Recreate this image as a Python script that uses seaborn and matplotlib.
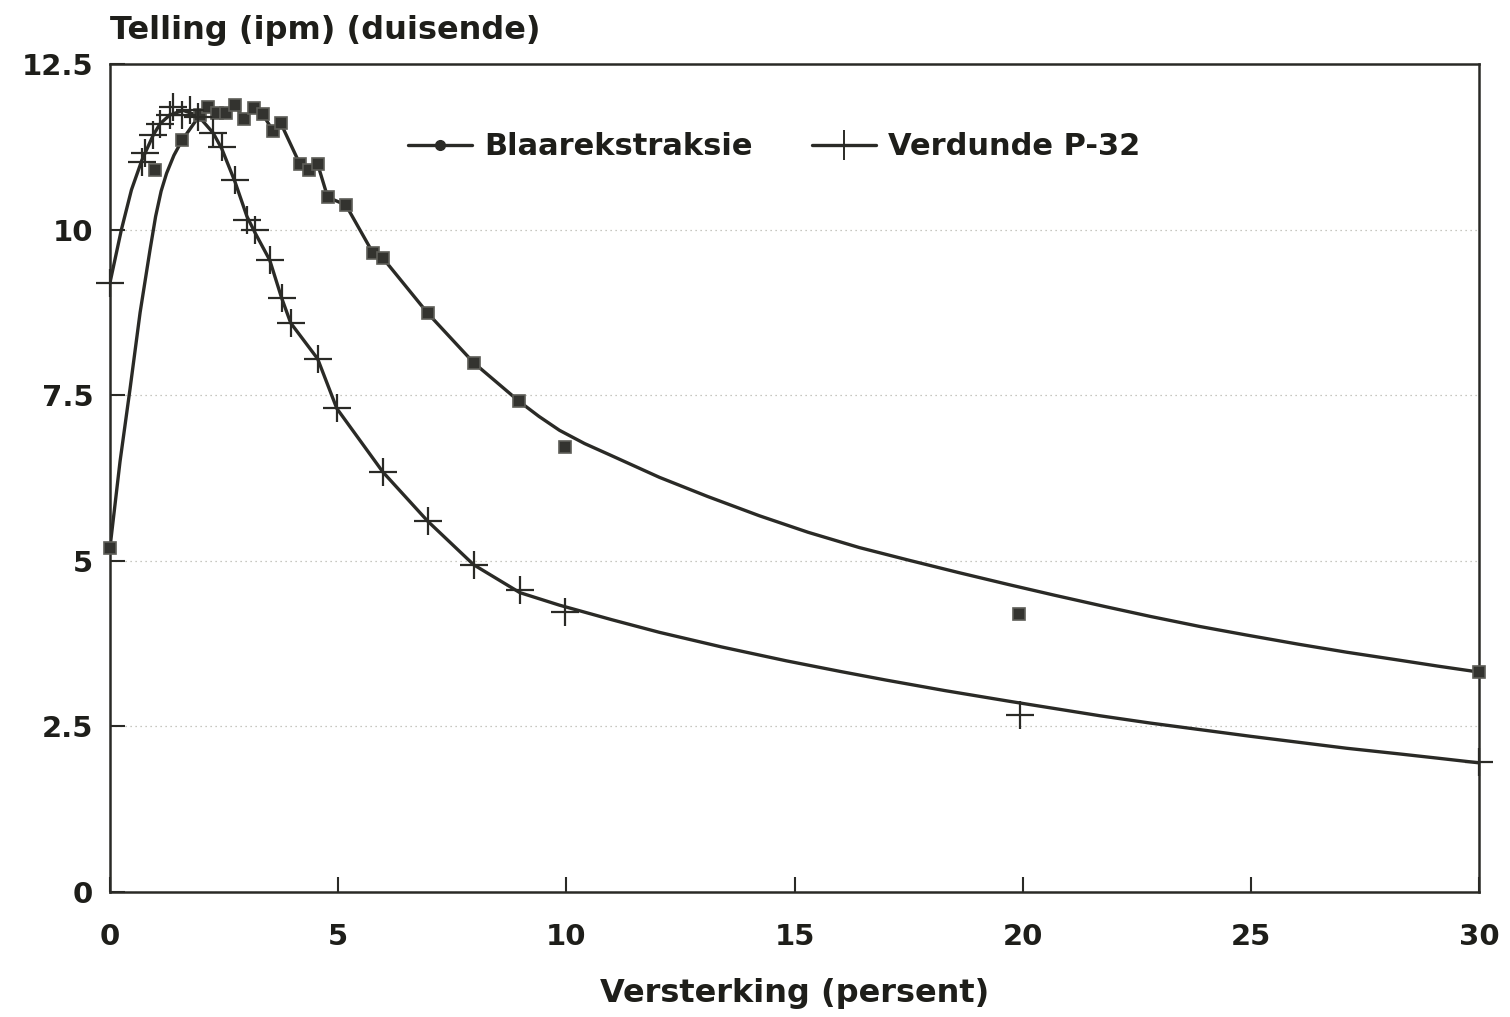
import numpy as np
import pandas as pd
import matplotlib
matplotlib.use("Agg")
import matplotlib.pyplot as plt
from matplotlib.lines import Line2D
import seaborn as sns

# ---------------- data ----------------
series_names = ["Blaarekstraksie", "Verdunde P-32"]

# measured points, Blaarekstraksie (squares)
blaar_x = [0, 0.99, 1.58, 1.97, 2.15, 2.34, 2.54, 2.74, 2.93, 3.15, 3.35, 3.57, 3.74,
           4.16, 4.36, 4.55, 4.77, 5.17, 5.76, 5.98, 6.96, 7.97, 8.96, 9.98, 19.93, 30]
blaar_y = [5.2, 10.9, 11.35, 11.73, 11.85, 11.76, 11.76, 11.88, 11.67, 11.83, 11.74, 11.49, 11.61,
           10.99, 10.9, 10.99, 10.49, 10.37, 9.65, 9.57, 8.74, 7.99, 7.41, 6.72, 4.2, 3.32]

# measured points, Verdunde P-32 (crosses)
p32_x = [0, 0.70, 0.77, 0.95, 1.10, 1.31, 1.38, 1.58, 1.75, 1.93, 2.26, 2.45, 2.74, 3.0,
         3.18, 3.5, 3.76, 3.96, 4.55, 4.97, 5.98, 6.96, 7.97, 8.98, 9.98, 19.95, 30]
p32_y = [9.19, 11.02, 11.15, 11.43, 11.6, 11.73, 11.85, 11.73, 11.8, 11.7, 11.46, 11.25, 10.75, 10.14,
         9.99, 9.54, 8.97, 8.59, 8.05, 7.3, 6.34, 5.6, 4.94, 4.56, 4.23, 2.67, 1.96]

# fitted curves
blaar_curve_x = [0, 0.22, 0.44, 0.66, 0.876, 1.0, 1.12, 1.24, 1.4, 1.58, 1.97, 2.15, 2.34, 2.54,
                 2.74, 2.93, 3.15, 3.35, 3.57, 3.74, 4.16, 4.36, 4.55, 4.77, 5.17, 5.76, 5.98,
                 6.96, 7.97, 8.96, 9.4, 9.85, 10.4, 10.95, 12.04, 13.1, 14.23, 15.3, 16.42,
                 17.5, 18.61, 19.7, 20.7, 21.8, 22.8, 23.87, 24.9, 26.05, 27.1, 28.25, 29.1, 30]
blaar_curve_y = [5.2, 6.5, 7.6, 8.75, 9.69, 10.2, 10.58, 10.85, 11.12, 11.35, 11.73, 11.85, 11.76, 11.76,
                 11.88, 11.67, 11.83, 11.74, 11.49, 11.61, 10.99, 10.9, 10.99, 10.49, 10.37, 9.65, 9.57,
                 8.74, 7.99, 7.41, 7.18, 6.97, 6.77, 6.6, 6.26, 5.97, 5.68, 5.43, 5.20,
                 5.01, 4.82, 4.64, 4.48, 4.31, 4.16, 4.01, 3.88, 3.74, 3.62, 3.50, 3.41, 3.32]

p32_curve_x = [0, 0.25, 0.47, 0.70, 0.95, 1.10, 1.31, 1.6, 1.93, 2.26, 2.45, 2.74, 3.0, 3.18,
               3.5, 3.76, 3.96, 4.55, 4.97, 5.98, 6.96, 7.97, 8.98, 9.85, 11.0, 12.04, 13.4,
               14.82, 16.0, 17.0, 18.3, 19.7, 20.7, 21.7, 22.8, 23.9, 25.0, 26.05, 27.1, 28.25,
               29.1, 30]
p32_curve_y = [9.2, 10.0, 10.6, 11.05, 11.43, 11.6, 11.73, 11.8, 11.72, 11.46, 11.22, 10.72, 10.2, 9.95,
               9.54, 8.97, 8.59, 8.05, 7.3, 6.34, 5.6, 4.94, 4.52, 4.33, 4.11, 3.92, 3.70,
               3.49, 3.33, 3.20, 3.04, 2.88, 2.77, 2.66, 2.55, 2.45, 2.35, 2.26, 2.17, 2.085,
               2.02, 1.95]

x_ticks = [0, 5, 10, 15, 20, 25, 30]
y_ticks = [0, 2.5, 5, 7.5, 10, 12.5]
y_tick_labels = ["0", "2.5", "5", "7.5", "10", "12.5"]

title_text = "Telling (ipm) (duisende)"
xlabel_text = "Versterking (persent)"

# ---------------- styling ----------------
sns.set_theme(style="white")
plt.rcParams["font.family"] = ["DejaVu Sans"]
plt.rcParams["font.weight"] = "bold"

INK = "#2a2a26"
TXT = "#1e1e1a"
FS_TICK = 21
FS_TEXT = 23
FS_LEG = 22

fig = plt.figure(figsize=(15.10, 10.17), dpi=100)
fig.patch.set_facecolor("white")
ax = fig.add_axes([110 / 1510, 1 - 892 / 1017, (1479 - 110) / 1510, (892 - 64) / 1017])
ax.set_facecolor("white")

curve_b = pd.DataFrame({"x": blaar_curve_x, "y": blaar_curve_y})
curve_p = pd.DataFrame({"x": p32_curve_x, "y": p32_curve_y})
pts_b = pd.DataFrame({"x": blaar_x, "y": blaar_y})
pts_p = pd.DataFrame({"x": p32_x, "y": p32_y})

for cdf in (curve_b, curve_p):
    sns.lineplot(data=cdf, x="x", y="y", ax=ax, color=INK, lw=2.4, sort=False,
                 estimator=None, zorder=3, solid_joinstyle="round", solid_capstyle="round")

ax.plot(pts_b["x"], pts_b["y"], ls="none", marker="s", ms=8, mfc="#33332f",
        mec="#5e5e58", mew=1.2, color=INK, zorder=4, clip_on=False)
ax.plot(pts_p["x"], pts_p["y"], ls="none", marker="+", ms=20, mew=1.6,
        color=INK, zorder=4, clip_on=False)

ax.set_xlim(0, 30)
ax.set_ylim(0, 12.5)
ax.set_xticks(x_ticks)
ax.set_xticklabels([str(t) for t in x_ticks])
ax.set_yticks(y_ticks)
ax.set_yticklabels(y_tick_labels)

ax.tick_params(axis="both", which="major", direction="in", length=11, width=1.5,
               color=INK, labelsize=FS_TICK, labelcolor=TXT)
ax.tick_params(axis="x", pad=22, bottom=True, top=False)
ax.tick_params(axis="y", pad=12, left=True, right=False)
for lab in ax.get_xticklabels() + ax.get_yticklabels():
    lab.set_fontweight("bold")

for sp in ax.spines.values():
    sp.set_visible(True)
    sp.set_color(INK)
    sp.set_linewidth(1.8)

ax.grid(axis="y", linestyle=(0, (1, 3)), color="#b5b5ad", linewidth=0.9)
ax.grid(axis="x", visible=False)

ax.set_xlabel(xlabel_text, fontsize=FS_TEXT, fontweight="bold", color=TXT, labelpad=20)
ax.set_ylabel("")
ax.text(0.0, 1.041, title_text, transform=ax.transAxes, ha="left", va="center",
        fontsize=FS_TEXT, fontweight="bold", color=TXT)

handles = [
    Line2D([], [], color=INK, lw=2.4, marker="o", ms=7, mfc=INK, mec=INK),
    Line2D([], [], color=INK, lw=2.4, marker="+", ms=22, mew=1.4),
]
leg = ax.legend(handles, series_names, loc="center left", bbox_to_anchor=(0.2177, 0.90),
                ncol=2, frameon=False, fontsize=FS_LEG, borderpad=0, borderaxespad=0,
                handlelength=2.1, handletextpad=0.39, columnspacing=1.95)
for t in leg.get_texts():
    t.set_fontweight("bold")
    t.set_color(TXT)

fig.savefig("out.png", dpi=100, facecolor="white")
-.-.-
YOUR INSTRUCTIONS =
Copy the material above exactly and drop the pictures.

TASK SOLUTION =
Recreate this image as a Python script that uses seaborn and matplotlib.
import numpy as np
import pandas as pd
import matplotlib
matplotlib.use("Agg")
import matplotlib.pyplot as plt
from matplotlib.lines import Line2D
import seaborn as sns

# ---------------- data ----------------
series_names = ["Blaarekstraksie", "Verdunde P-32"]

# measured points, Blaarekstraksie (squares)
blaar_x = [0, 0.99, 1.58, 1.97, 2.15, 2.34, 2.54, 2.74, 2.93, 3.15, 3.35, 3.57, 3.74,
           4.16, 4.36, 4.55, 4.77, 5.17, 5.76, 5.98, 6.96, 7.97, 8.96, 9.98, 19.93, 30]
blaar_y = [5.2, 10.9, 11.35, 11.73, 11.85, 11.76, 11.76, 11.88, 11.67, 11.83, 11.74, 11.49, 11.61,
           10.99, 10.9, 10.99, 10.49, 10.37, 9.65, 9.57, 8.74, 7.99, 7.41, 6.72, 4.2, 3.32]

# measured points, Verdunde P-32 (crosses)
p32_x = [0, 0.70, 0.77, 0.95, 1.10, 1.31, 1.38, 1.58, 1.75, 1.93, 2.26, 2.45, 2.74, 3.0,
         3.18, 3.5, 3.76, 3.96, 4.55, 4.97, 5.98, 6.96, 7.97, 8.98, 9.98, 19.95, 30]
p32_y = [9.19, 11.02, 11.15, 11.43, 11.6, 11.73, 11.85, 11.73, 11.8, 11.7, 11.46, 11.25, 10.75, 10.14,
         9.99, 9.54, 8.97, 8.59, 8.05, 7.3, 6.34, 5.6, 4.94, 4.56, 4.23, 2.67, 1.96]

# fitted curves
blaar_curve_x = [0, 0.22, 0.44, 0.66, 0.876, 1.0, 1.12, 1.24, 1.4, 1.58, 1.97, 2.15, 2.34, 2.54,
                 2.74, 2.93, 3.15, 3.35, 3.57, 3.74, 4.16, 4.36, 4.55, 4.77, 5.17, 5.76, 5.98,
                 6.96, 7.97, 8.96, 9.4, 9.85, 10.4, 10.95, 12.04, 13.1, 14.23, 15.3, 16.42,
                 17.5, 18.61, 19.7, 20.7, 21.8, 22.8, 23.87, 24.9, 26.05, 27.1, 28.25, 29.1, 30]
blaar_curve_y = [5.2, 6.5, 7.6, 8.75, 9.69, 10.2, 10.58, 10.85, 11.12, 11.35, 11.73, 11.85, 11.76, 11.76,
                 11.88, 11.67, 11.83, 11.74, 11.49, 11.61, 10.99, 10.9, 10.99, 10.49, 10.37, 9.65, 9.57,
                 8.74, 7.99, 7.41, 7.18, 6.97, 6.77, 6.6, 6.26, 5.97, 5.68, 5.43, 5.20,
                 5.01, 4.82, 4.64, 4.48, 4.31, 4.16, 4.01, 3.88, 3.74, 3.62, 3.50, 3.41, 3.32]

p32_curve_x = [0, 0.25, 0.47, 0.70, 0.95, 1.10, 1.31, 1.6, 1.93, 2.26, 2.45, 2.74, 3.0, 3.18,
               3.5, 3.76, 3.96, 4.55, 4.97, 5.98, 6.96, 7.97, 8.98, 9.85, 11.0, 12.04, 13.4,
               14.82, 16.0, 17.0, 18.3, 19.7, 20.7, 21.7, 22.8, 23.9, 25.0, 26.05, 27.1, 28.25,
               29.1, 30]
p32_curve_y = [9.2, 10.0, 10.6, 11.05, 11.43, 11.6, 11.73, 11.8, 11.72, 11.46, 11.22, 10.72, 10.2, 9.95,
               9.54, 8.97, 8.59, 8.05, 7.3, 6.34, 5.6, 4.94, 4.52, 4.33, 4.11, 3.92, 3.70,
               3.49, 3.33, 3.20, 3.04, 2.88, 2.77, 2.66, 2.55, 2.45, 2.35, 2.26, 2.17, 2.085,
               2.02, 1.95]

x_ticks = [0, 5, 10, 15, 20, 25, 30]
y_ticks = [0, 2.5, 5, 7.5, 10, 12.5]
y_tick_labels = ["0", "2.5", "5", "7.5", "10", "12.5"]

title_text = "Telling (ipm) (duisende)"
xlabel_text = "Versterking (persent)"

# ---------------- styling ----------------
sns.set_theme(style="white")
plt.rcParams["font.family"] = ["DejaVu Sans"]
plt.rcParams["font.weight"] = "bold"

INK = "#2a2a26"
TXT = "#1e1e1a"
FS_TICK = 21
FS_TEXT = 23
FS_LEG = 22

fig = plt.figure(figsize=(15.10, 10.17), dpi=100)
fig.patch.set_facecolor("white")
ax = fig.add_axes([110 / 1510, 1 - 892 / 1017, (1479 - 110) / 1510, (892 - 64) / 1017])
ax.set_facecolor("white")

curve_b = pd.DataFrame({"x": blaar_curve_x, "y": blaar_curve_y})
curve_p = pd.DataFrame({"x": p32_curve_x, "y": p32_curve_y})
pts_b = pd.DataFrame({"x": blaar_x, "y": blaar_y})
pts_p = pd.DataFrame({"x": p32_x, "y": p32_y})

for cdf in (curve_b, curve_p):
    sns.lineplot(data=cdf, x="x", y="y", ax=ax, color=INK, lw=2.4, sort=False,
                 estimator=None, zorder=3, solid_joinstyle="round", solid_capstyle="round")

ax.plot(pts_b["x"], pts_b["y"], ls="none", marker="s", ms=8, mfc="#33332f",
        mec="#5e5e58", mew=1.2, color=INK, zorder=4, clip_on=False)
ax.plot(pts_p["x"], pts_p["y"], ls="none", marker="+", ms=20, mew=1.6,
        color=INK, zorder=4, clip_on=False)

ax.set_xlim(0, 30)
ax.set_ylim(0, 12.5)
ax.set_xticks(x_ticks)
ax.set_xticklabels([str(t) for t in x_ticks])
ax.set_yticks(y_ticks)
ax.set_yticklabels(y_tick_labels)

ax.tick_params(axis="both", which="major", direction="in", length=11, width=1.5,
               color=INK, labelsize=FS_TICK, labelcolor=TXT)
ax.tick_params(axis="x", pad=22, bottom=True, top=False)
ax.tick_params(axis="y", pad=12, left=True, right=False)
for lab in ax.get_xticklabels() + ax.get_yticklabels():
    lab.set_fontweight("bold")

for sp in ax.spines.values():
    sp.set_visible(True)
    sp.set_color(INK)
    sp.set_linewidth(1.8)

ax.grid(axis="y", linestyle=(0, (1, 3)), color="#b5b5ad", linewidth=0.9)
ax.grid(axis="x", visible=False)

ax.set_xlabel(xlabel_text, fontsize=FS_TEXT, fontweight="bold", color=TXT, labelpad=20)
ax.set_ylabel("")
ax.text(0.0, 1.041, title_text, transform=ax.transAxes, ha="left", va="center",
        fontsize=FS_TEXT, fontweight="bold", color=TXT)

handles = [
    Line2D([], [], color=INK, lw=2.4, marker="o", ms=7, mfc=INK, mec=INK),
    Line2D([], [], color=INK, lw=2.4, marker="+", ms=22, mew=1.4),
]
leg = ax.legend(handles, series_names, loc="center left", bbox_to_anchor=(0.2177, 0.90),
                ncol=2, frameon=False, fontsize=FS_LEG, borderpad=0, borderaxespad=0,
                handlelength=2.1, handletextpad=0.39, columnspacing=1.95)
for t in leg.get_texts():
    t.set_fontweight("bold")
    t.set_color(TXT)

fig.savefig("out.png", dpi=100, facecolor="white")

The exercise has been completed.